I am a climate change scientistwho uses various resistance heaters to elevate surface and soil temperatures in forests. I have just custom built some probes from resistance heating cable. I have sucessfully used similar cable in other experiments for years. The probes are made from dual conductor heating cable and are 32" long (cable is 9.36 ohm/m with 12 w/ft output). There are 12 of them and they run in parrallel because they have to. I am using a PWM output and a zero crossing SSR relay to adjust voltage output to maintain my heating differential for the experiment based on temperature data. The experiment heats soils to be 2 C above ambient soils. I use between 9 and 12 soil probes on a given array and I have to transform voltage down 16 or 18V which I have been doing with a torroidal transformer so far with 240V supply. I rarely run these heaters at full capacity. Unfortunately to have the 500 VA capacity (calculated need is actually 384 VA) that I need. I either need to operate two 250VA transformers in parrallel (an easy solution) or buy a 500 kva buck boost transformer (16v at 500KVA). Can I split the load line and run two torroidal tranformers in parallel? I was planning on using triad magnetics VPT36940?

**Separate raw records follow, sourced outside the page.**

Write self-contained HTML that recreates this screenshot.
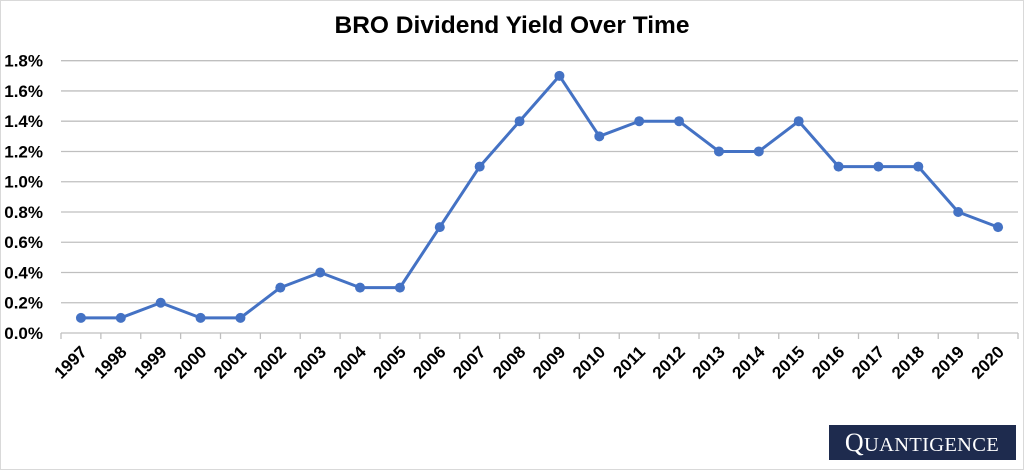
<!DOCTYPE html>
<html><head><meta charset="utf-8"><style>
body{margin:0;background:#fff}
svg{display:block;font-family:"Liberation Sans",sans-serif}
</style></head><body>
<svg width="1024" height="470" viewBox="0 0 1024 470">
<rect x="0.5" y="0.5" width="1023" height="469" fill="#fff" stroke="#d9d9d9"/>
<text x="512" y="33" text-anchor="middle" font-size="24.5" font-weight="bold" fill="#000">BRO Dividend Yield Over Time</text>
<g id="grid"></g><g id="axis"></g><g id="series"></g>
<g>
<rect x="829" y="425" width="187" height="35" fill="#1e2b4e"/>
<text x="922" y="451" text-anchor="middle" font-family="Liberation Serif,serif" font-size="26" fill="#fff" letter-spacing="0.3">Q<tspan font-size="20.5">UANTIGENCE</tspan></text>
</g>
</svg>
<script>
const years=["1997","1998","1999","2000","2001","2002","2003","2004","2005","2006","2007","2008","2009","2010","2011","2012","2013","2014","2015","2016","2017","2018","2019","2020"];
const yieldVals=[0.1,0.1,0.2,0.1,0.1,0.3,0.4,0.3,0.3,0.7,1.1,1.4,1.7,1.3,1.4,1.4,1.2,1.2,1.4,1.1,1.1,1.1,0.8,0.7];
const yTicks=[0,0.2,0.4,0.6,0.8,1.0,1.2,1.4,1.6,1.8];
const NS="http://www.w3.org/2000/svg";
const L=61,R=1018,T=60.7,B=333;
const step=(R-L)/years.length;
const xs=i=>L+step*(i+0.5);
const ys=v=>B-(v/1.8)*(B-T);
function mk(t,a,p){const e=document.createElementNS(NS,t);for(const k in a)e.setAttribute(k,a[k]);p.appendChild(e);return e;}
const grid=document.getElementById('grid'),axis=document.getElementById('axis'),ser=document.getElementById('series');
yTicks.forEach(v=>{
 if(v>0){const g=mk('line',{x1:L,x2:R,y1:ys(v),y2:ys(v),stroke:'#bfbfbf','stroke-width':1.3},grid);
 
 }
 const t=mk('text',{x:43,y:ys(v)+6,'text-anchor':'end','font-size':17,'font-weight':'bold',fill:'#000'},axis);
 t.textContent=v.toFixed(1)+'%';
 
 
});
const xa=mk('line',{x1:L,x2:R,y1:B,y2:B,stroke:'#bfbfbf','stroke-width':1.3},axis);


for(let i=0;i<=years.length;i++){mk('line',{x1:L+step*i,x2:L+step*i,y1:B,y2:B+6,stroke:'#bfbfbf','stroke-width':1.3},axis);}
years.forEach((y,i)=>{
 const x=xs(i)+7,yy=B+20;
 const t=mk('text',{x:x,y:yy,'text-anchor':'end','font-size':17,'font-weight':'bold',fill:'#000',transform:`rotate(-45 ${x} ${yy})`},axis);
 t.textContent=y;
 
 
});
const pl=mk('polyline',{points:yieldVals.map((v,i)=>xs(i)+','+ys(v)).join(' '),fill:'none',stroke:'#4472c4','stroke-width':3,'stroke-linejoin':'round'},ser);


yieldVals.forEach((v,i)=>{
 const c=mk('circle',{cx:xs(i),cy:ys(v),r:5,fill:'#4472c4'},ser);
 
 
});
</script>
</body></html>
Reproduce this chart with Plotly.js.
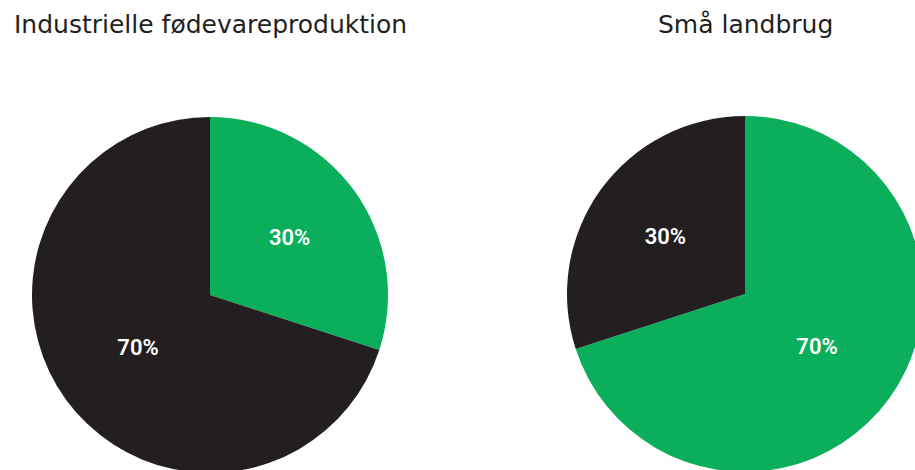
<!DOCTYPE html>
<html>
<head>
<meta charset="utf-8">
<script src="https://cdn.plot.ly/plotly-3.0.1.min.js"></script>
<style>
html,body{margin:0;padding:0;overflow:hidden;background:#fff;}
#chart{width:930px;height:480px;}
</style>
</head>
<body>
<div id="chart"></div>
<script>
const chartTitles = ["Industrielle fødevareproduktion", "Små landbrug"];
const sliceLabels = ["Andel A", "Andel B"];
const industrialValues = [30, 70];
const smallFarmValues = [70, 30];
const industrialColors = ["#0bae5b", "#231f20"];
const smallFarmColors = ["#0bae5b", "#231f20"];

const W = 930, H = 480;
const R = 178;
function dom(cx, cy) {
  return {x: [(cx - R) / W, (cx + R) / W], y: [(H - (cy + R)) / H, (H - (cy - R)) / H]};
}
const labelFont = {family: "Roboto, 'DejaVu Sans', sans-serif", size: 22, color: "#ffffff", weight: 600};

const data = [
  {
    type: "pie", values: industrialValues, labels: sliceLabels,
    sort: false, direction: "clockwise", rotation: 0,
    marker: {colors: industrialColors, line: {width: 0}},
    textinfo: "percent", texttemplate: "%{percent:.0%}", textposition: "inside",
    insidetextorientation: "horizontal",
    insidetextfont: labelFont, hoverinfo: "none",
    domain: dom(210, 295), showlegend: false
  },
  {
    type: "pie", values: smallFarmValues, labels: sliceLabels,
    sort: false, direction: "clockwise", rotation: 0,
    marker: {colors: smallFarmColors, line: {width: 0}},
    textinfo: "percent", texttemplate: "%{percent:.0%}", textposition: "inside",
    insidetextorientation: "horizontal",
    insidetextfont: labelFont, hoverinfo: "none",
    domain: dom(745, 294), showlegend: false
  }
];

const titleFont = {family: "'DejaVu Sans', sans-serif", size: 25, color: "#231f20"};
const layout = {
  width: W, height: H,
  margin: {l: 0, r: 0, t: 0, b: 0},
  paper_bgcolor: "#ffffff",
  showlegend: false,
  annotations: [
    {text: chartTitles[0], x: 210 / W, y: 1 - 24 / H, xref: "paper", yref: "paper",
     xanchor: "center", yanchor: "middle", showarrow: false, font: titleFont},
    {text: chartTitles[1], x: 745 / W, y: 1 - 24 / H, xref: "paper", yref: "paper",
     xanchor: "center", yanchor: "middle", showarrow: false, font: titleFont}
  ]
};

Plotly.newPlot("chart", data, layout, {displayModeBar: false, staticPlot: true});
</script>
</body>
</html>
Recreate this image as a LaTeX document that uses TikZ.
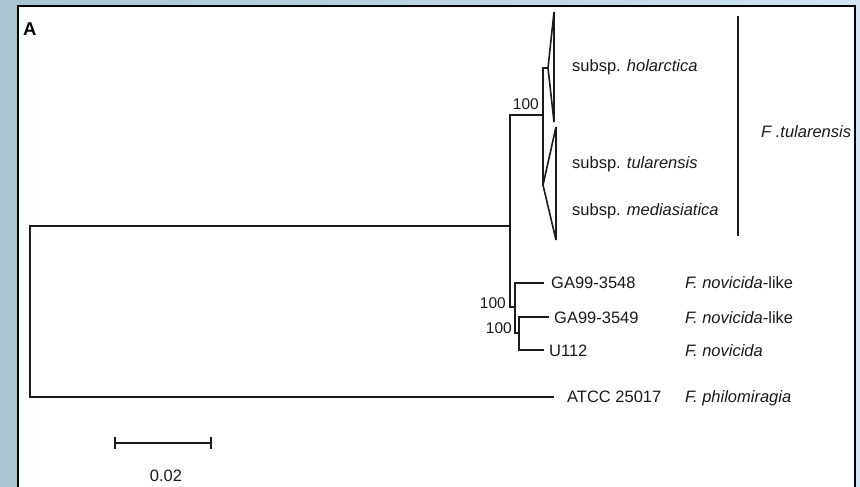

I am also wondering about voltage loss and positioning of transformer. It would be very efficient for my experiment layout to buy a single 2KVA buckboost transformer to run my whole system at low voltage. BUT my runs would be are long ~ 75-100 ft each. The other alternative would be to transform voltage very near experimental array. I was planning on using 10/3 or 12/3 SJEOOW to carry the load. For a given KVA, is voltage loss worse for low voltage (16V) or high voltage configuration (240). I could put use 500 KVA transformer near array if need be but that would mean added expense. This is a little unconventional as it is an experiment with experimental equipment. We put a premium on folkd safety and also keeping the experiment as pristine and untouched as possible.

Thanks for any help you can give.


I am a bit of a hillbilly engineer with respect to this stuff. Any advice would be appreciated.